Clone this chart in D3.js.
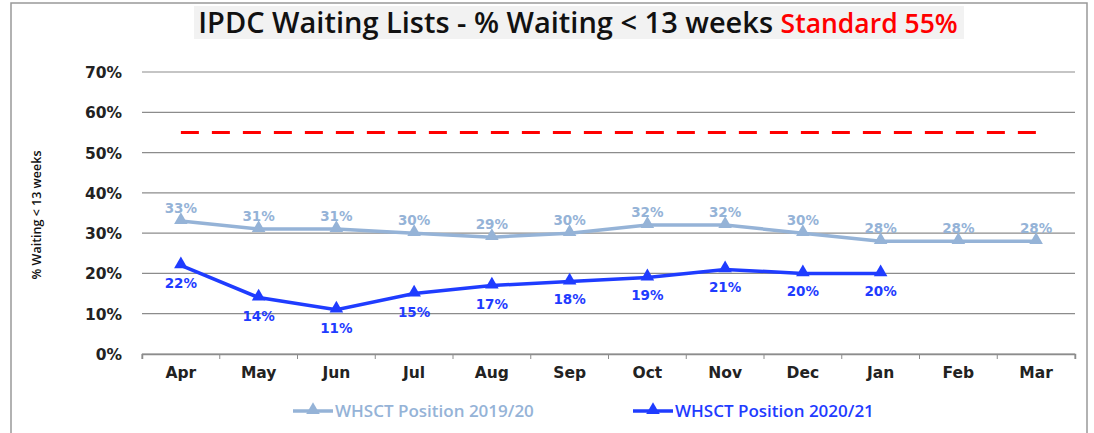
<!DOCTYPE html>
<html>
<head>
<meta charset="utf-8">
<script src="https://cdn.jsdelivr.net/npm/d3@7"></script>
<style>
  body { margin: 0; background: #fff; }
  svg { display: block; }
  .axis text { font-family: "DejaVu Sans", Verdana, sans-serif; font-weight: bold; font-size: 15.5px; fill: #222; }
</style>
</head>
<body>
<svg id="chart"></svg>
<script>
const months = ['Apr', 'May', 'Jun', 'Jul', 'Aug', 'Sep', 'Oct', 'Nov', 'Dec', 'Jan', 'Feb', 'Mar'];
const pos1920 = [33, 31, 31, 30, 29, 30, 32, 32, 30, 28, 28, 28];
const pos2021 = [22, 14, 11, 15, 17, 18, 19, 21, 20, 20];
const standard = 55;
const yTicks = [0, 10, 20, 30, 40, 50, 60, 70];

const width = 1094, height = 433;
const margin = { top: 72, right: 19, bottom: 79, left: 142 };
const innerW = width - margin.left - margin.right;
const innerH = height - margin.top - margin.bottom;

const light = '#95b3d7';
const dark = '#1f3cff';

const svg = d3.select('#chart')
  .attr('width', width)
  .attr('height', height);

// outer frame
svg.append('rect')
  .attr('x', 11).attr('y', 3)
  .attr('width', 1076).attr('height', 440)
  .attr('fill', 'none')
  .attr('stroke', '#999')
  .attr('stroke-width', 1.5);

// title
svg.append('rect')
  .attr('x', 194).attr('y', 6)
  .attr('width', 770).attr('height', 33)
  .attr('fill', '#f2f2f2');

const title = svg.append('text')
  .attr('x', 578).attr('y', 33)
  .attr('text-anchor', 'middle')
  .style('font-family', '"Open Sans", sans-serif')
  .style('font-weight', '600')
  .style('font-size', '29px');
title.append('tspan').attr('fill', '#111').text('IPDC Waiting Lists - % Waiting < 13 weeks ');
title.append('tspan').attr('fill', '#ff0000').style('font-size', '26.5px').text('Standard 55%');

const chart = svg.append('g')
  .attr('transform', `translate(${margin.left},${margin.top})`);

const xScale = d3.scaleBand().domain(months).range([0, innerW]);
const yScale = d3.scaleLinear().domain([0, 70]).range([innerH, 0]);
const xc = d => xScale(d) + xScale.bandwidth() / 2;

// gridlines
chart.append('g')
  .selectAll('line')
  .data(yTicks)
  .join('line')
  .attr('x1', 0).attr('x2', innerW)
  .attr('y1', d => yScale(d)).attr('y2', d => yScale(d))
  .attr('stroke', '#8c8c8c')
  .attr('stroke-width', 1.2);

// y axis labels
const yAxis = d3.axisLeft(yScale)
  .tickValues(yTicks)
  .tickSize(0)
  .tickPadding(20)
  .tickFormat(d => d + '%');
chart.append('g')
  .attr('class', 'axis')
  .call(yAxis)
  .call(g => g.select('.domain').remove())
  .selectAll('text').attr('dy', '0.35em');

// x axis
const xAxis = d3.axisBottom(xScale)
  .tickSize(5)
  .tickPadding(8)
  .tickSizeOuter(5);
const xAxisG = chart.append('g')
  .attr('class', 'axis')
  .attr('transform', `translate(0,${innerH})`)
  .call(xAxis);
xAxisG.select('.domain').attr('stroke', '#8c8c8c').attr('stroke-width', 1.5);
xAxisG.selectAll('.tick line').remove();
// category separators
xAxisG.selectAll('.sep')
  .data(d3.range(months.length + 1))
  .join('line')
  .attr('x1', i => i * xScale.bandwidth()).attr('x2', i => i * xScale.bandwidth())
  .attr('y1', 0).attr('y2', 5)
  .attr('stroke', '#8c8c8c');

// y title
svg.append('text')
  .attr('transform', 'translate(41,215) rotate(-90)')
  .attr('text-anchor', 'middle')
  .style('font-family', '"Open Sans", sans-serif')
  .style('font-weight', '600')
  .style('font-size', '12.5px')
  .attr('fill', '#111')
  .text('% Waiting < 13 weeks');

// standard line
chart.append('line')
  .attr('x1', xc(months[0])).attr('x2', xc(months[months.length - 1]))
  .attr('y1', yScale(standard)).attr('y2', yScale(standard))
  .attr('stroke', '#ff0000')
  .attr('stroke-width', 3)
  .attr('stroke-dasharray', '18,13');

const line = d3.line()
  .x((d, i) => xc(months[i]))
  .y(d => yScale(d));

const tri = d3.symbol().type(d3.symbolTriangle).size(80);

function drawSeries(data, color, width, labelDy, weight) {
  const g = chart.append('g');
  g.append('path')
    .attr('d', line(data))
    .attr('fill', 'none')
    .attr('stroke', color)
    .attr('stroke-width', width);
  g.selectAll('.pt')
    .data(data)
    .join('path')
    .attr('d', tri)
    .attr('transform', (d, i) => `translate(${xc(months[i])},${yScale(d) - 1})`)
    .attr('fill', color);
  g.selectAll('.lbl')
    .data(data)
    .join('text')
    .attr('x', (d, i) => xc(months[i]))
    .attr('y', d => yScale(d) + labelDy)
    .attr('text-anchor', 'middle')
    .style('font-family', '"DejaVu Sans", Verdana, sans-serif')
    .style('font-weight', weight)
    .style('font-size', '13.5px')
    .attr('fill', color)
    .text(d => d + '%');
}

drawSeries(pos1920, light, 3.5, -8, 'bold');
drawSeries(pos2021, dark, 3.5, 23, 'bold');

// legend
const legend = svg.append('g').attr('transform', 'translate(0,411)');
const legendItems = [
  { label: 'WHSCT Position 2019/20', color: light, x: 293 },
  { label: 'WHSCT Position 2020/21', color: dark, x: 633 }
];
legendItems.forEach(it => {
  legend.append('line')
    .attr('x1', it.x).attr('x2', it.x + 40)
    .attr('y1', 0).attr('y2', 0)
    .attr('stroke', it.color)
    .attr('stroke-width', 3.5);
  legend.append('path')
    .attr('d', tri)
    .attr('transform', `translate(${it.x + 20},-1)`)
    .attr('fill', it.color);
  legend.append('text')
    .attr('x', it.x + 42).attr('y', 6)
    .style('font-family', '"Open Sans", sans-serif')
    .style('font-weight', '600')
    .style('font-size', '17px')
    .attr('fill', it.color)
    .text(it.label);
});
</script>
</body>
</html>
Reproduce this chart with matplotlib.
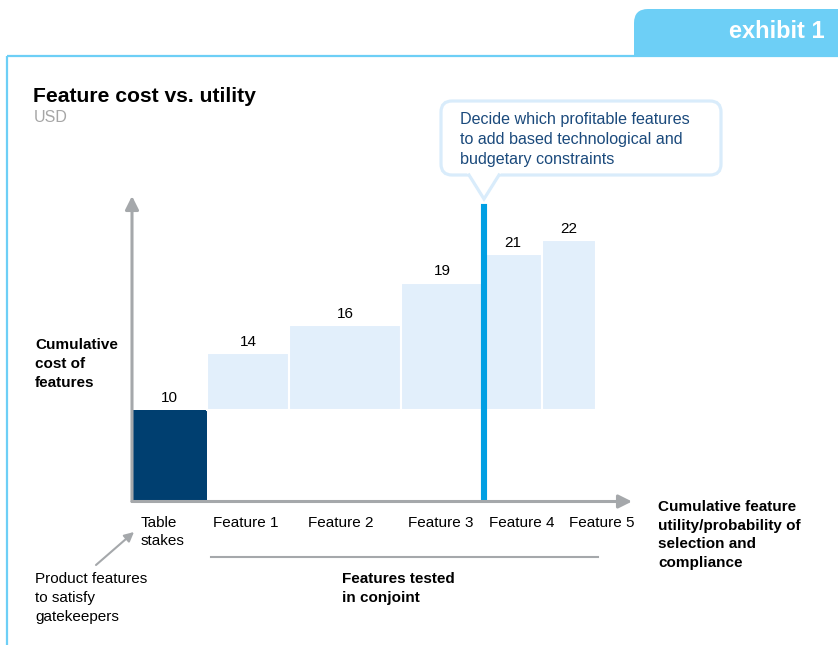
import numpy as np
import matplotlib
matplotlib.use("Agg")
import matplotlib.pyplot as plt
from matplotlib.patches import FancyBboxPatch, Polygon, Rectangle

plt.rcParams['font.family'] = ['Liberation Sans', 'DejaVu Sans']

# data
categories = ["Table\nstakes", "Feature 1", "Feature 2", "Feature 3", "Feature 4", "Feature 5"]
cost = np.array([10, 14, 16, 19, 21, 22])          # cumulative cost, USD
utility = np.array([7.5, 8.2, 11.2, 8.25, 5.8, 5.4])  # utility added by each feature
decision_after = 4   # line drawn after the first 4 blocks

# colours
FRAME = '#6dcff6'
NAVY = '#003f70'
LIGHT = '#e2effb'
LINE_BLUE = '#009fe3'
GRAY = '#a5a8ab'
CALLOUT_EDGE = '#d9ecfb'
CALLOUT_TEXT = '#1b4a7c'

W, H = 838, 645
fig = plt.figure(figsize=(W / 100, H / 100), dpi=100)

# background layer in pixel coordinates
bg = fig.add_axes([0, 0, 1, 1])
bg.set_xlim(0, W)
bg.set_ylim(H, 0)
bg.axis('off')

# tab + frame
bg.add_patch(FancyBboxPatch((634, 9), 260, 70, boxstyle="round,pad=0,rounding_size=14",
                            facecolor=FRAME, edgecolor='none'))
bg.add_patch(Rectangle((630, 55.5), 220, 40, facecolor='white', edgecolor='none'))
bg.plot([7, W], [55.5, 55.5], color=FRAME, lw=1.6, solid_capstyle='butt')
bg.plot([7, 7], [55.5, H], color=FRAME, lw=1.6, solid_capstyle='butt')
bg.text(777, 32, "exhibit 1", color='white', fontsize=17, fontweight='bold',
        ha='center', va='center')

# title
bg.text(33, 96, "Feature cost vs. utility", fontsize=15.2, fontweight='bold',
        ha='left', va='center', color='black')
bg.text(34, 117, "USD", fontsize=11.5, color='#a6a6a6', ha='left', va='center')

# callout
bg.add_patch(FancyBboxPatch((441, 101), 280, 74, boxstyle="round,pad=0,rounding_size=11",
                            facecolor='white', edgecolor=CALLOUT_EDGE, lw=2.3, zorder=2))
bg.add_patch(Polygon([(467, 173), (484, 199), (501, 173)], closed=True,
                     facecolor='white', edgecolor='none', zorder=3))
bg.plot([469, 484, 499], [175, 199, 175], color=CALLOUT_EDGE, lw=2.3, zorder=4,
        solid_joinstyle='miter')
bg.text(460, 139.5, "Decide which profitable features\nto add based technological and\nbudgetary constraints",
        color=CALLOUT_TEXT, fontsize=11.6, ha='left', va='center', linespacing=1.38)

# side labels
bg.text(35, 364, "Cumulative\ncost of\nfeatures", fontsize=11, fontweight='bold',
        ha='left', va='center', linespacing=1.42)
bg.text(658, 535, "Cumulative feature\nutility/probability of\nselection and\ncompliance",
        fontsize=11, fontweight='bold', ha='left', va='center', linespacing=1.42)
bg.plot([211, 598], [557, 557], color=GRAY, lw=1.5)
bg.text(342, 588.5, "Features tested\nin conjoint", fontsize=11, fontweight='bold',
        ha='left', va='center', linespacing=1.42)
bg.text(35, 598, "Product features\nto satisfy\ngatekeepers", fontsize=11,
        ha='left', va='center', linespacing=1.42)
bg.annotate('', xy=(134, 532), xytext=(96, 565),
            arrowprops=dict(arrowstyle='-|>', color=GRAY, lw=1.5, mutation_scale=14,
                            shrinkA=0, shrinkB=0))

# chart axes
x0, x1, yb, yt = 132, 632, 501.5, 196
ax = fig.add_axes([x0 / W, (H - yb) / H, (x1 - x0) / W, (yb - yt) / H])
ax.set_facecolor('none')
ax.set_xlim(0, 50)
ax.set_ylim(3.48, 25.14)
for s in ax.spines.values():
    s.set_visible(False)
ax.set_xticks([])
ax.set_yticks([])

lefts = np.concatenate([[0], np.cumsum(utility)[:-1]])
centers = lefts + utility / 2

# table stakes (clipped at the axis)
ax.bar(lefts[0], cost[0], width=utility[0], align='edge', color=NAVY, zorder=2)
# features stacked on top of table stakes
ax.bar(lefts[1:], cost[1:] - cost[0], bottom=cost[0], width=utility[1:], align='edge',
       color=LIGHT, edgecolor='white', lw=1.5, zorder=2)

for c, v in zip(centers, cost):
    ax.annotate(str(v), xy=(c, v), xytext=(0, 3), textcoords='offset points',
                ha='center', va='bottom', fontsize=11)

# decision line
ax.axvline(np.cumsum(utility)[decision_after - 1], ymin=0, ymax=0.963,
           color=LINE_BLUE, lw=4.4, zorder=3)

# axis arrows
ax.annotate('', xy=(0, 1), xytext=(0, 0), xycoords='axes fraction',
            arrowprops=dict(arrowstyle='-|>', color=GRAY, lw=2.2, mutation_scale=20,
                            shrinkA=0, shrinkB=0), zorder=4)
ax.annotate('', xy=(1, 0), xytext=(0, 0), xycoords='axes fraction',
            arrowprops=dict(arrowstyle='-|>', color=GRAY, lw=2.2, mutation_scale=20,
                            shrinkA=0, shrinkB=0), zorder=4)

# category labels under the axis
tick_x = [0.9, 11.4, 20.9, 30.9, 39.0, 47.0]
trans = ax.get_xaxis_transform()
for i, (tx, lab) in enumerate(zip(tick_x, categories)):
    ax.text(tx, -0.07 if i else -0.1, lab, transform=trans, fontsize=11,
            ha='left' if i == 0 else 'center', va='center', linespacing=1.42)

fig.savefig("out.png", dpi=100)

[WORK TO COMPLETE] Transcribe exactly the lines between the one containing "Reproduce this chart with matplotlib." and the one containing "bg.axis('off')", counting both ends. Pictures are not copied.

[WRITTEN SOLUTION]
Reproduce this chart with matplotlib.
import numpy as np
import matplotlib
matplotlib.use("Agg")
import matplotlib.pyplot as plt
from matplotlib.patches import FancyBboxPatch, Polygon, Rectangle

plt.rcParams['font.family'] = ['Liberation Sans', 'DejaVu Sans']

# data
categories = ["Table\nstakes", "Feature 1", "Feature 2", "Feature 3", "Feature 4", "Feature 5"]
cost = np.array([10, 14, 16, 19, 21, 22])          # cumulative cost, USD
utility = np.array([7.5, 8.2, 11.2, 8.25, 5.8, 5.4])  # utility added by each feature
decision_after = 4   # line drawn after the first 4 blocks

# colours
FRAME = '#6dcff6'
NAVY = '#003f70'
LIGHT = '#e2effb'
LINE_BLUE = '#009fe3'
GRAY = '#a5a8ab'
CALLOUT_EDGE = '#d9ecfb'
CALLOUT_TEXT = '#1b4a7c'

W, H = 838, 645
fig = plt.figure(figsize=(W / 100, H / 100), dpi=100)

# background layer in pixel coordinates
bg = fig.add_axes([0, 0, 1, 1])
bg.set_xlim(0, W)
bg.set_ylim(H, 0)
bg.axis('off')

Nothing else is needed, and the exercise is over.